Fed leaves interest rates unchanged as Yellen era ends
The Federal Reserve has left its benchmark interest rate unchanged but signaled that it expects to resume raising rates gradually to reflect a healthy job market and economy.
At Janet Yellen's final meeting as chair Wednesday, the Fed kept its key short-term rate in a still-low range of 1.25 percent to 1.5 percent. Yellen led a cautious approach to rate increases in four years as chair, and Jerome Powell, who will succeed her next week, has indicated he favors a similar approach.
"Gains in employment, household spending and business fixed investment have been solid, and the unemployment rate has stayed low," the Federal Open Market Committee, the bank's rate-setting panel, said in its latest policy statement.
The Fed raised its key rate three times in 2017, and most economists expect the Powell-led Fed to do so at least three additional times this year beginning in March. Powell has been a Yellen ally and among the Fed's consensus-builders in 5½ years on the central bank's board.
The unemployment rate is at a 17-year low of 4.1 percent, and the economy expanded at a solid 2.6 percent annual rate in the October-December quarter, helping lift growth for all of 2017 to a decent 2.3 percent.
Synchronized growth in major regions across the world has helped energize the U.S. economy. And the sweeping tax overhaul that Trump pushed through Congress last month is expected to further support U.S. growth.
The Fed's next scheduled policy meeting in March, when most economists foresee the next rate hike, is the first time that Powell is scheduled to hold one of the Fed chair's quarterly news conferences.
Economists are roughly divided on whether they think Fed's policymakers will raise rates three times this year, as in 2017, or four times. The pivotal factor will likely be how inflation performs. For the past six years, inflation has been a no-show, running below even the Fed's target level of 2 percent.
A tight job market, with pressure building for pay increases, and potentially higher consumer and business spending resulting from the Republican tax cuts, could accelerate inflation this year. The prospect of faster inflation could, in turn, lead the Fed to step up its rate hikes.

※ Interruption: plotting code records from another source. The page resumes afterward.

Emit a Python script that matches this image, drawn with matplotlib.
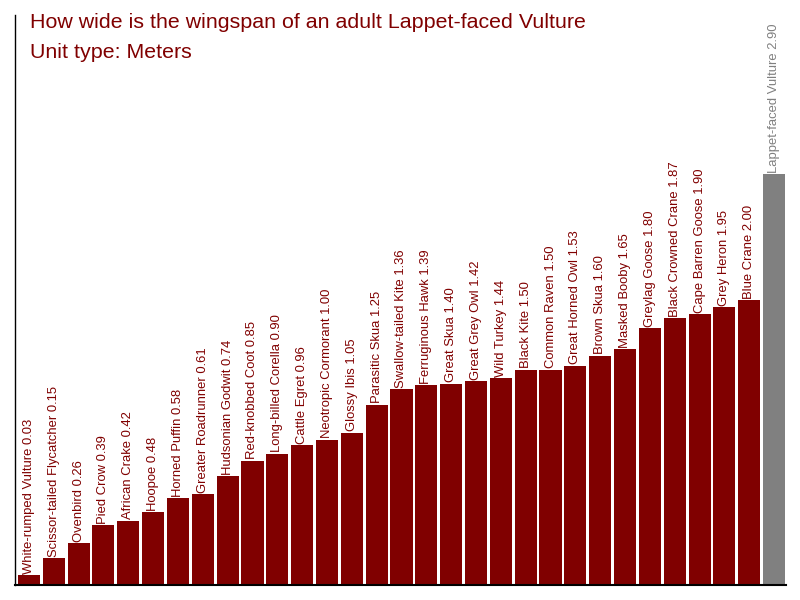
"""Wingspan comparison bar chart."""
import matplotlib

matplotlib.use("Agg")
import matplotlib.pyplot as plt
import numpy as np

plt.rcParams["font.family"] = ["Liberation Sans", "DejaVu Sans"]

birds = [
    "White-rumped Vulture", "Scissor-tailed Flycatcher", "Ovenbird", "Pied Crow",
    "African Crake", "Hoopoe", "Horned Puffin", "Greater Roadrunner",
    "Hudsonian Godwit", "Red-knobbed Coot", "Long-billed Corella", "Cattle Egret",
    "Neotropic Cormorant", "Glossy Ibis", "Parasitic Skua", "Swallow-tailed Kite",
    "Ferruginous Hawk", "Great Skua", "Great Grey Owl", "Wild Turkey",
    "Black Kite", "Common Raven", "Great Horned Owl", "Brown Skua",
    "Masked Booby", "Greylag Goose", "Black Crowned Crane", "Cape Barren Goose",
    "Grey Heron", "Blue Crane", "Lappet-faced Vulture",
]
wingspan = [
    0.03, 0.15, 0.26, 0.39, 0.42, 0.48, 0.58, 0.61, 0.74, 0.85, 0.90, 0.96,
    1.00, 1.05, 1.25, 1.36, 1.39, 1.40, 1.42, 1.44, 1.50, 1.50, 1.53, 1.60,
    1.65, 1.80, 1.87, 1.90, 1.95, 2.00, 2.90,
]
highlight = "Lappet-faced Vulture"

red = "#800000"
grey = "#808080"

ymin, ymax = -0.04, 4.04

fig = plt.figure(figsize=(8, 6), dpi=100)
ax = fig.add_axes([15 / 800, 15 / 600, 771 / 800, 570 / 600])

x = np.arange(len(birds))
vals = np.array(wingspan)
colors = [grey if b == highlight else red for b in birds]
# bars run down to the baseline of the axis
ax.bar(x, vals - ymin, width=0.89, color=colors, bottom=ymin)

for xi, name, val, c in zip(x, birds, wingspan, colors):
    ax.text(xi, val + 0.01, f"{name} {val:.2f}", rotation=90, ha="center",
            va="bottom", color=c, fontsize=9.4)

ax.set_xlim(-0.56, 30.48)
ax.set_ylim(ymin, ymax)
ax.set_xticks([])
ax.set_yticks([])
for side in ["top", "right"]:
    ax.spines[side].set_visible(False)
ax.spines["left"].set_linewidth(1)
ax.spines["bottom"].set_linewidth(1.5)

fig.text(30 / 800, 1 - 22.5 / 600,
         "How wide is the wingspan of an adult Lappet-faced Vulture",
         color=red, fontsize=15.4, va="center", ha="left")
fig.text(30 / 800, 1 - 52.5 / 600, "Unit type: Meters",
         color=red, fontsize=15.4, va="center", ha="left")

fig.savefig("out.png", dpi=100)
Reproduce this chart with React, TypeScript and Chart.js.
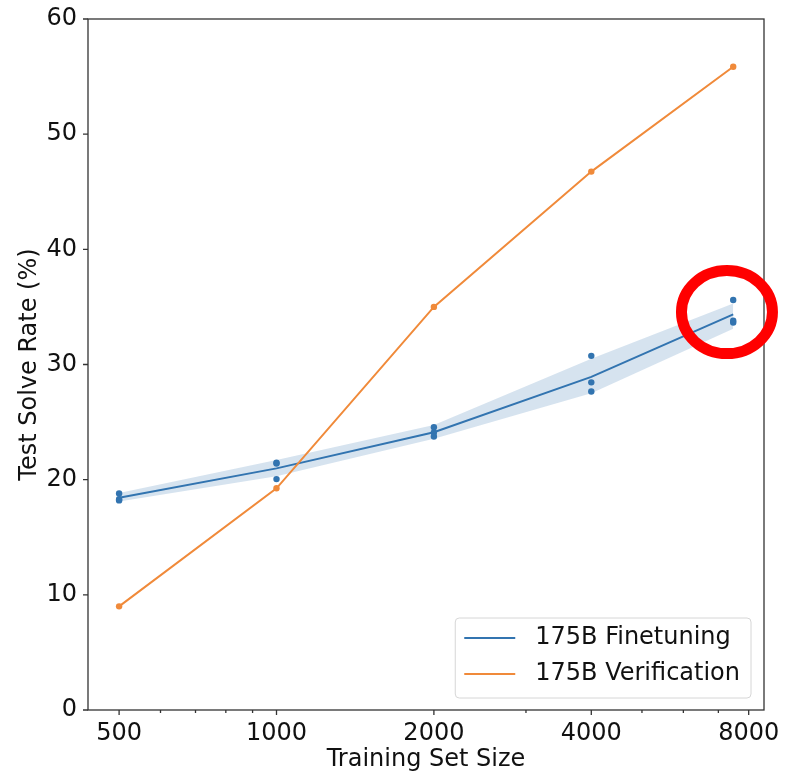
import { useEffect, useRef } from "react";
import { Chart, registerables } from "chart.js";

Chart.register(...registerables);

// ---- data ----
const trainingSizes = [500, 1000, 2000, 4000, 7473];
const finetuneRunA = [18.8, 21.47, 24.55, 30.75, 35.6];
const finetuneRunB = [18.2, 21.4, 24.1, 28.45, 33.65];
const finetuneRunC = [18.3, 20.05, 23.75, 27.65, 33.8];
const finetuneMean = [18.43, 20.98, 24.12, 28.93, 34.35];
const finetuneLower = [18.1, 20.3, 23.55, 27.5, 33.1];
const finetuneUpper = [18.85, 21.7, 24.75, 30.5, 35.3];
const verificationRate = [9.0, 19.25, 35.0, 46.75, 55.85];

const xMajorTicks = [500, 1000, 2000, 4000, 8000];
const xMinorTicks = [600, 700, 800, 900, 3000, 5000, 6000, 7000];
const yTickValues = [0, 10, 20, 30, 40, 50, 60];

const seriesLabels = ["175B Finetuning", "175B Verification"];
const xTitle = "Training Set Size";
const yTitle = "Test Solve Rate (%)";

// highlight annotation around the last finetuning point (data coords)
const highlightX = [7270];
const highlightY = [34.55];

const BLUE = "#3274b0";
const ORANGE = "#f08a3a";
const FONT = "'DejaVu Sans', sans-serif";

const toXY = (ys: number[]) => trainingSizes.map((x, i) => ({ x, y: ys[i] }));

export default function App() {
  const canvasRef = useRef<HTMLCanvasElement | null>(null);

  useEffect(() => {
    document.body.style.margin = "0";
    const canvas = canvasRef.current;
    if (!canvas) return;

    const runs = [finetuneRunA, finetuneRunB, finetuneRunC];
    const scatterPts = trainingSizes.flatMap((x, i) => runs.map((r) => ({ x, y: r[i] })));

    const overlay = {
      id: "overlay",
      afterDatasetsDraw(chart: any) {
        const { ctx, chartArea } = chart;
        const { left, right, top, bottom } = chartArea;
        const xs = chart.scales.x;
        const ys = chart.scales.y;
        ctx.save();
        ctx.strokeStyle = "#333";
        ctx.lineWidth = 1.3;
        ctx.strokeRect(left, top, right - left, bottom - top);
        ctx.beginPath();
        xMajorTicks.forEach((v) => {
          const px = xs.getPixelForValue(v);
          ctx.moveTo(px, bottom);
          ctx.lineTo(px, bottom + 5);
        });
        xMinorTicks.forEach((v) => {
          const px = xs.getPixelForValue(v);
          ctx.moveTo(px, bottom);
          ctx.lineTo(px, bottom + 3);
        });
        yTickValues.forEach((v) => {
          const py = ys.getPixelForValue(v);
          ctx.moveTo(left - 5, py);
          ctx.lineTo(left, py);
        });
        ctx.stroke();
        ctx.restore();
      },
      afterDraw(chart: any) {
        const { ctx, chartArea } = chart;
        const xs = chart.scales.x;
        const ys = chart.scales.y;
        ctx.save();
        // legend
        ctx.font = `24px ${FONT}`;
        const textW = Math.max(...seriesLabels.map((t) => ctx.measureText(t).width));
        const boxR = chartArea.right - 13;
        const boxB = chartArea.bottom - 12;
        const boxW = 9 + 51 + 20 + textW + 11;
        const boxH = 80;
        const boxL = boxR - boxW;
        const boxT = boxB - boxH;
        ctx.beginPath();
        ctx.roundRect(boxL, boxT, boxW, boxH, 4);
        ctx.fillStyle = "rgba(255,255,255,0.85)";
        ctx.fill();
        ctx.strokeStyle = "#d6d6d6";
        ctx.lineWidth = 1;
        ctx.stroke();
        const colors = [BLUE, ORANGE];
        seriesLabels.forEach((t, i) => {
          const cy = boxT + 20 + i * 36;
          ctx.strokeStyle = colors[i];
          ctx.lineWidth = 2;
          ctx.beginPath();
          ctx.moveTo(boxL + 9, cy);
          ctx.lineTo(boxL + 60, cy);
          ctx.stroke();
          ctx.fillStyle = "#111";
          ctx.textBaseline = "middle";
          ctx.textAlign = "left";
          ctx.fillText(t, boxL + 80, cy);
        });
        // red highlight ellipse
        const cx = xs.getPixelForValue(highlightX[0]);
        const cy = ys.getPixelForValue(highlightY[0]);
        ctx.strokeStyle = "#ff0000";
        ctx.lineWidth = 11;
        ctx.beginPath();
        ctx.ellipse(cx, cy, 45.5, 41.5, 0, 0, Math.PI * 2);
        ctx.stroke();
        ctx.restore();
      },
    };

    const tickFont = { family: FONT, size: 24, lineHeight: 1.2 };
    const titleFont = { family: FONT, size: 24, lineHeight: 1.2 };

    const chart = new Chart(canvas, {
      type: "line",
      data: {
        datasets: [
          {
            label: "lower",
            data: toXY(finetuneLower),
            borderWidth: 0,
            pointRadius: 0,
            fill: false,
            order: 10,
          } as any,
          {
            label: "upper",
            data: toXY(finetuneUpper),
            borderWidth: 0,
            pointRadius: 0,
            fill: "-1",
            backgroundColor: "rgba(50,116,176,0.2)",
            order: 9,
          } as any,
          {
            label: seriesLabels[0],
            data: toXY(finetuneMean),
            borderColor: BLUE,
            borderWidth: 2,
            pointRadius: 0,
            fill: false,
            order: 3,
          },
          {
            type: "scatter",
            label: "runs",
            data: scatterPts,
            backgroundColor: BLUE,
            borderWidth: 0,
            pointRadius: 3.2,
            order: 2,
          } as any,
          {
            label: seriesLabels[1],
            data: toXY(verificationRate),
            borderColor: ORANGE,
            backgroundColor: ORANGE,
            borderWidth: 2,
            pointRadius: 3.2,
            pointBorderWidth: 0,
            fill: false,
            order: 1,
          },
        ],
      },
      options: {
        animation: false,
        responsive: false,
        devicePixelRatio: 1,
        layout: { padding: { top: 19, right: 21, left: 0, bottom: 0 } },
        plugins: { legend: { display: false }, tooltip: { enabled: false } },
        scales: {
          x: {
            type: "logarithmic",
            min: 436,
            max: 8558,
            afterBuildTicks: (s: any) => {
              s.ticks = [...xMajorTicks, ...xMinorTicks]
                .sort((a, b) => a - b)
                .map((v) => ({ value: v }));
            },
            afterFit: (s: any) => {
              s.height = 64;
              s.paddingLeft = 0;
              s.paddingRight = 0;
              s.paddingTop = 0;
              s.paddingBottom = 0;
            },
            ticks: {
              autoSkip: false,
              maxRotation: 0,
              minRotation: 0,
              padding: 9,
              color: "#111",
              font: tickFont,
              callback: (v: any) => (xMajorTicks.includes(Number(v)) ? String(v) : ""),
            },
            grid: { display: false, drawTicks: false },
            border: { display: false },
            title: {
              display: true,
              text: xTitle,
              color: "#111",
              font: titleFont,
              padding: { top: 0, bottom: 0 },
            },
          },
          y: {
            type: "linear",
            min: 0,
            max: 60,
            afterFit: (s: any) => {
              s.width = 88;
              s.paddingLeft = 0;
              s.paddingRight = 0;
              s.paddingTop = 0;
              s.paddingBottom = 0;
            },
            ticks: { stepSize: 10, padding: 11, color: "#111", font: tickFont },
            grid: { display: false, drawTicks: false },
            border: { display: false },
            title: {
              display: true,
              text: yTitle,
              color: "#111",
              font: titleFont,
              padding: { top: 15, bottom: 0 },
            },
          },
        },
      },
      plugins: [overlay],
    });

    return () => chart.destroy();
  }, []);

  return <canvas ref={canvasRef} width={785} height={774} style={{ display: "block" }} />;
}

"We still suspect that a stronger rebound in inflation will force the Fed to raise rates a total of four times this year, a bit more than markets currently expect, so the recent increase in Treasury yields probably has further to run," Michael Pearce, senior U.S. economist with Capital Economics, said in a note.
The Fed has modestly raised its benchmark rate five times since December 2015, when it began tightening for the first time since the height of the financial crisis in 2008. When the crisis erupted, the Fed cut its rate to a record low near zero to help rescue the financial system and the economy and then held it there for seven years.
This year, the lineup of Fed regional bank presidents who vote on the central bank's rate policy — a list that rotates annually — is expected to be somewhat more "hawkish" this year. Fed hawks are those who are less likely to favor low rates to maximize employment and more likely to back rate hikes to prevent future high inflation.
Powell, a lawyer and investment manager by training, will be the first Fed leader in 30 years not to hold a Ph.D. in economics. President Donald Trump chose Powell for the post rather than offer Yellen a second term despite widespread praise for her performance as chair.
With Yellen's departure, the seven-member Fed board will have four vacancies. Marvin Goodfriend, a conservative economist, has been nominated by Trump for one of the vacant board seats. Trump has yet to make nominations for the others.